The anchorages on St. Croix:
Buck Island is located 1.5 miles (2.4km) north of the eastern end of St Croix Island in the USVI’s. It is protected by the Buck Island Reef National Monument and is uninhabited. Most of the island is surrounded by reef, with daytime moorings being available in the lagoon and anchoring off West Beach.
Buck Island is known for its natural beauty and vibrant ecosystem and has been a Marine Protected Area since 2001. The waters were first offered national protection back in 1941. Yellow buoys mark the limits of the park and within these waters fishing is prohibited and pets must stay aboard the vessel.
The island is located south of St Thomas and north of Saint Croix and has a light that is useful when navigating at night. Be aware that there is no light marking the eastern tip of the island.
The coordinates for Buck Island are: 18° 24′ 59.99″ N, -64° 32′ 59.99″ W
Before visiting Buck Island, a permit must be obtained from the National Park Service Headquarters in Christiansted. This can be done in person or via email. It can take up to five days to be approved, and a permit must be granted before visiting the park.
The overnight anchorage is on the west end of the island, at West Beach. Approach from the south to avoid the reef and rocks. While the island offers some protection, this anchorage is generally quite exposed. To enter the lagoon where daytime mooring can be permitted, approach from the south and come in through the channel just east of Diedrichs Point.
Where to Anchor
During the day, vessels with a permit can anchor in the West Beach anchoring area. There are no facilities available but the beach is sandy so a tender can be driven to the shore.

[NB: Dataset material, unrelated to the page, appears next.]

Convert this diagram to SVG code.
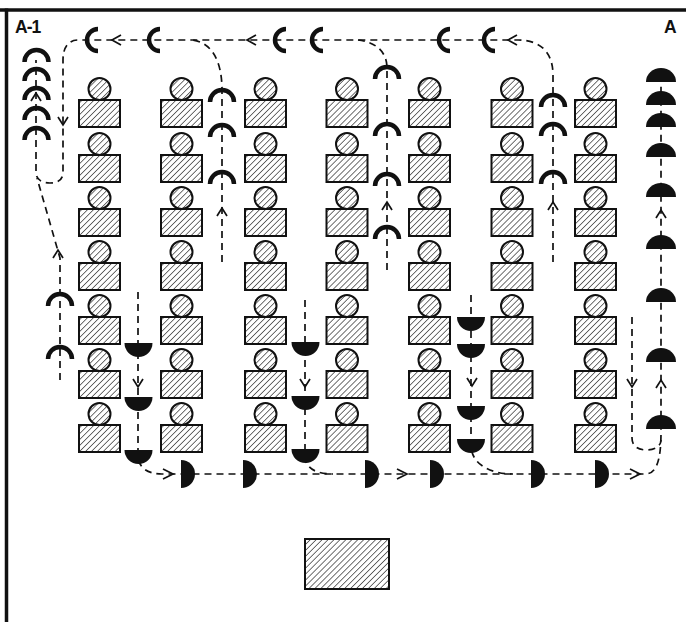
<svg xmlns="http://www.w3.org/2000/svg" xmlns:xlink="http://www.w3.org/1999/xlink" width="686" height="622" viewBox="0 0 686 622">
  <style>
    .ink { fill: #111; }
    .hat { fill: url(#hatch); stroke: #111; stroke-width: 2; }
    .arc { fill: none; stroke: #111; stroke-width: 4.5; }
    .path { fill: none; stroke: #111; stroke-width: 1.7; stroke-dasharray: 7 5; }
    .chev { fill: none; stroke: #111; stroke-width: 1.7; stroke-linejoin: miter; }
    .frame { stroke: #111; stroke-width: 3.5; }
    .lbl { font-family: "Liberation Sans", Arial, sans-serif; font-weight: bold; font-size: 17.5px; fill: #111; }
  </style>
  <defs>
    <pattern id="hatch" width="4.2" height="4.2" patternUnits="userSpaceOnUse" patternTransform="rotate(45)">
      <line x1="0" y1="0" x2="0" y2="4.2" stroke="#111" stroke-width="1.2"/>
    </pattern>
    <!-- seated pupil: head over desk -->
    <g id="stu">
      <circle class="hat" cx="0" cy="-11" r="11"/>
      <rect class="hat" x="-20.5" y="0" width="41" height="27"/>
    </g>
    <path id="arcN" class="arc" d="M-12,0 A12,12 0 0 1 12,0"/>
    <path id="arcC" class="arc" d="M0,-11 A11,11 0 0 0 0,11"/>
    <path id="bowl" class="ink" d="M-14,0 A14,14 0 0 0 14,0Z"/>
    <path id="dome" class="ink" d="M-15,0 A15,14 0 0 1 15,0Z"/>
    <path id="dee" class="ink" d="M0,-14 A14,14 0 0 1 0,14Z"/>
    <path id="chUp" class="chev" d="M-5,8 L0,0 L5,8"/>
    <path id="chDown" class="chev" d="M-5,-8 L0,0 L5,-8"/>
    <path id="chLeft" class="chev" d="M9,-5 L0,0 L9,5"/>
    <path id="chRight" class="chev" d="M-10,-5 L0,0 L-10,5"/>
  </defs>

  <rect width="686" height="622" fill="#fff"/>

  <!-- room walls -->
  <g id="walls">
    <line class="frame" x1="0" y1="10" x2="686" y2="10"/>
    <line class="frame" x1="6.5" y1="8.5" x2="6.5" y2="622"/>
  </g>

  <g id="labels">
    <text class="lbl" x="15" y="33" letter-spacing="-1">A-1</text>
    <text class="lbl" x="664" y="33">A</text>
  </g>

  <!-- movement lines -->
  <g id="connectors">
    <path class="path" d="M553,262 V75 C553,52 540,40 518,40 H78 C68,40 63,48 63,60 V172 C63,180 58,183 50,183 C42,183 36,180 36,172 V60"/>
    <path class="path" d="M387,270 V68 C387,52 376,42 358,40"/>
    <path class="path" d="M222,262 V90 C222,60 211,42 192,40"/>
    <path class="path" d="M60,380 V258 L37,178"/>
    <path class="path" d="M138,292 V455 C138,468 148,474 162,474 H645 C656,474 661,462 661,432 V80"/>
    <path class="path" d="M305,300 V455 C305,468 315,474 333,474"/>
    <path class="path" d="M471,295 V445 C471,464 490,474 513,474"/>
    <path class="path" d="M632,317 V438 C632,447 639,450 647,450 C655,450 661,446 661,440"/>

    <use href="#chLeft" x="112" y="40"/>
    <use href="#chLeft" x="247" y="40"/>
    <use href="#chLeft" x="508" y="40"/>
    <use href="#chUp" x="36" y="93"/>
    <use href="#chDown" x="63" y="125"/>
    <use href="#chUp" x="58" y="250"/>
    <use href="#chUp" x="222" y="208"/>
    <use href="#chUp" x="387" y="202"/>
    <use href="#chUp" x="553" y="202"/>
    <use href="#chUp" x="661" y="210"/>
    <use href="#chUp" x="661" y="380"/>
    <use href="#chDown" x="138" y="387"/>
    <use href="#chDown" x="305" y="387"/>
    <use href="#chDown" x="472" y="386"/>
    <use href="#chDown" x="632" y="387"/>
    <use href="#chRight" x="173" y="474"/>
    <use href="#chRight" x="407" y="474"/>
    <use href="#chRight" x="640" y="474"/>
  </g>

  <!-- pupils, seven columns of seven -->
  <g id="pupils">
    <g id="c1">
      <use href="#stu" x="99.5" y="100"/><use href="#stu" x="99.5" y="155"/><use href="#stu" x="99.5" y="209"/>
      <use href="#stu" x="99.5" y="263"/><use href="#stu" x="99.5" y="317"/><use href="#stu" x="99.5" y="371"/>
      <use href="#stu" x="99.5" y="425"/>
    </g>
    <g id="c2">
      <use href="#stu" x="181.5" y="100"/><use href="#stu" x="181.5" y="155"/><use href="#stu" x="181.5" y="209"/>
      <use href="#stu" x="181.5" y="263"/><use href="#stu" x="181.5" y="317"/><use href="#stu" x="181.5" y="371"/>
      <use href="#stu" x="181.5" y="425"/>
    </g>
    <g id="c3">
      <use href="#stu" x="265.5" y="100"/><use href="#stu" x="265.5" y="155"/><use href="#stu" x="265.5" y="209"/>
      <use href="#stu" x="265.5" y="263"/><use href="#stu" x="265.5" y="317"/><use href="#stu" x="265.5" y="371"/>
      <use href="#stu" x="265.5" y="425"/>
    </g>
    <g id="c4">
      <use href="#stu" x="347" y="100"/><use href="#stu" x="347" y="155"/><use href="#stu" x="347" y="209"/>
      <use href="#stu" x="347" y="263"/><use href="#stu" x="347" y="317"/><use href="#stu" x="347" y="371"/>
      <use href="#stu" x="347" y="425"/>
    </g>
    <g id="c5">
      <use href="#stu" x="429.5" y="100"/><use href="#stu" x="429.5" y="155"/><use href="#stu" x="429.5" y="209"/>
      <use href="#stu" x="429.5" y="263"/><use href="#stu" x="429.5" y="317"/><use href="#stu" x="429.5" y="371"/>
      <use href="#stu" x="429.5" y="425"/>
    </g>
    <g id="c6">
      <use href="#stu" x="512" y="100"/><use href="#stu" x="512" y="155"/><use href="#stu" x="512" y="209"/>
      <use href="#stu" x="512" y="263"/><use href="#stu" x="512" y="317"/><use href="#stu" x="512" y="371"/>
      <use href="#stu" x="512" y="425"/>
    </g>
    <g id="c7">
      <use href="#stu" x="595.5" y="100"/><use href="#stu" x="595.5" y="155"/><use href="#stu" x="595.5" y="209"/>
      <use href="#stu" x="595.5" y="263"/><use href="#stu" x="595.5" y="317"/><use href="#stu" x="595.5" y="371"/>
      <use href="#stu" x="595.5" y="425"/>
    </g>
  </g>

  <!-- teacher's desk -->
  <g id="desk">
    <rect class="hat" x="305" y="539" width="84" height="50"/>
  </g>

  <!-- returning pupils (open arcs) -->
  <g id="stack-a1">
    <use href="#arcN" x="36.5" y="62"/><use href="#arcN" x="36.5" y="81"/><use href="#arcN" x="36.5" y="100"/>
    <use href="#arcN" x="36.5" y="120"/><use href="#arcN" x="36.5" y="140"/>
  </g>
  <g id="aisle-left">
    <use href="#arcN" x="60" y="306"/><use href="#arcN" x="60" y="359"/>
  </g>
  <g id="aisle-2">
    <use href="#arcN" x="222" y="102"/><use href="#arcN" x="222" y="137"/><use href="#arcN" x="222" y="184"/>
  </g>
  <g id="aisle-4">
    <use href="#arcN" x="387" y="79"/><use href="#arcN" x="387" y="136"/><use href="#arcN" x="387" y="186"/>
    <use href="#arcN" x="387" y="239"/>
  </g>
  <g id="aisle-6">
    <use href="#arcN" x="553" y="107"/><use href="#arcN" x="553" y="136"/><use href="#arcN" x="553" y="184"/>
  </g>
  <g id="front-row">
    <use href="#arcC" x="98" y="40"/><use href="#arcC" x="160" y="40"/><use href="#arcC" x="286" y="40"/>
    <use href="#arcC" x="323" y="40"/><use href="#arcC" x="450" y="40"/><use href="#arcC" x="495" y="40"/>
  </g>

  <!-- leaving pupils (solid halves) -->
  <g id="aisle-1">
    <use href="#bowl" x="138.5" y="343"/><use href="#bowl" x="138.5" y="397"/><use href="#bowl" x="138.5" y="450"/>
  </g>
  <g id="aisle-3">
    <use href="#bowl" x="305.5" y="342"/><use href="#bowl" x="305.5" y="396"/><use href="#bowl" x="305.5" y="449"/>
  </g>
  <g id="aisle-5">
    <use href="#bowl" x="471" y="317"/><use href="#bowl" x="471" y="344"/><use href="#bowl" x="471" y="406"/>
    <use href="#bowl" x="471" y="439"/>
  </g>
  <g id="back-row">
    <use href="#dee" x="181" y="474"/><use href="#dee" x="243" y="474"/><use href="#dee" x="365" y="474"/>
    <use href="#dee" x="430" y="474"/><use href="#dee" x="531" y="474"/><use href="#dee" x="595" y="474"/>
  </g>
  <g id="stack-a">
    <use href="#dome" x="661" y="82"/><use href="#dome" x="661" y="105"/><use href="#dome" x="661" y="127"/>
    <use href="#dome" x="661" y="157"/><use href="#dome" x="661" y="197"/><use href="#dome" x="661" y="249"/>
    <use href="#dome" x="661" y="302"/><use href="#dome" x="661" y="362"/><use href="#dome" x="661" y="429"/>
  </g>
</svg>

The island is closed overnight, but vessels can stay in the anchorage if they have been granted a special permit to do so.
On the eastern end of the island is a lagoon where vessels with a permit can attach to a mooring. The channel to enter the lagoon is at the southern tip of the island, east of Diedrichs Point.
Vessels over 42 feet are not allowed in the lagoon and no vessels are allowed to stay in the lagoon at night. There are also no facilities
While Buck Island is only small, it is teeming with life on land and below the sea. Due to the fact it is a national park, there are some well looked after, clean beaches:
West Beach is a white sandy beach that is next to the permitted anchorage area. It has picnic tables and charcoal grills. There are signed hiking trails from West Beach; one ends at Diedrichs Point and the other, which is easier, ends at the beach where visitors can walk back to the picnic area.
Diedricks Point has a short jetty from which smaller boats can access the shore. On land, there are picnic tables, charcoal grills, and a 20-foot square shelter. A signed hiking trail winds its way through the island, all the way to West Beach. The walk takes approximately 45 minutes.
Turtle Beach is on the northwest side of the island. The beach is sandy and the water is typically calm with no surf breaks. It is a nesting ground for a range of endangered species including green sea turtles, leatherback turtles and the brown pelican.
Places of Interest
Buck Island is secluded with no facilities, making it a space for sailors wanting to escape from the hustle and bustle of modern life. There is a heavy focus on preserving the natural environment.
Things to do
Buck Island is all about snorkeling and scuba diving.
Typically, the waters within the protected lagoon are calm, meaning there is high visibility. There are shallow grottos that can easily be explored by competent snorkelers, as the maximum water depth is approximately 12 feet. At the north end of the lagoon, there is also a signed underwater trail, that has markers that describe the different fish and coral species in the area.
Scuba diving is allowed in the lagoon at two designated places, which are approximately 30-40 feet deep. The highlight of these dive spots in the elkhorn coral formations.
Snorkelling at Turtle Beach can also be a great experience for those who enjoy spotting marine wildlife. As well as turtles, the beach is home to a few friendly stingrays.